By Dean Baker, Center for Economic and Policy Research | Report
The unemployment rate fell to 4.5 percent in March, its lowest level since May of 2007. The employment-to-population ratio also edged up to 60.1 percent, a new high for the recovery, but still more than 3.0 percentage points below its pre-recession level.
However, the good news on the household survey was accompanied by weak job growth in the establishment survey. The economy added just 98,000 jobs in March. Job growth was also revised downward by 38,000 for the prior two months, bringing the three-month average to 178,000. There also has been some shortening of the average workweek. The index of aggregate weekly hours is unchanged from its January level.
The strongest areas of job growth were restaurants (21,700), building support services (16,800), and health care (13,500).

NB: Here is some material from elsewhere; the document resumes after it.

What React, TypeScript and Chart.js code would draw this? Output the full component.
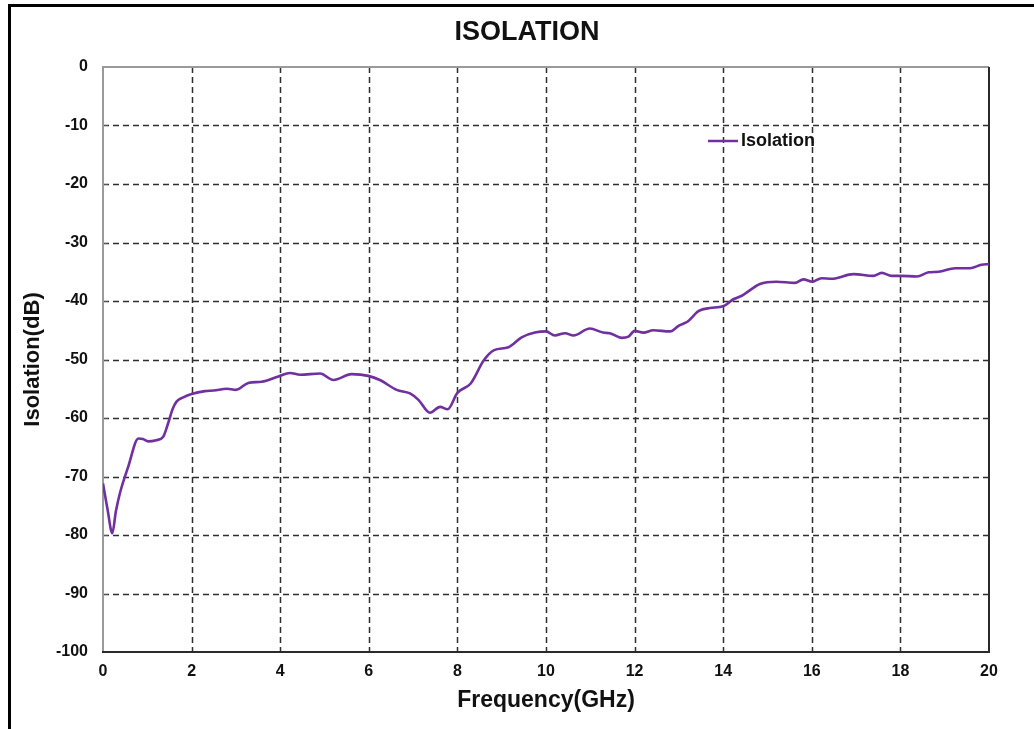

Mining also added 11,000 jobs, as did manufacturing. Retail was a big job loser in the month, shedding 29,700 jobs. This sector is likely to continue to show weakness as several major chains have announced plans to close a large number of stores.
Wage growth appears to be slowing slightly. While the year-over-year increase in the average hourly wage was 2.7 percent, wages have grown at just 2.4 percent comparing the average of the last three months to the prior three months. This should give pause to those concerned about the labor market being too strong. The fall in the length of the work week, coupled with modest wage growth, indicates there is much room for further strengthening.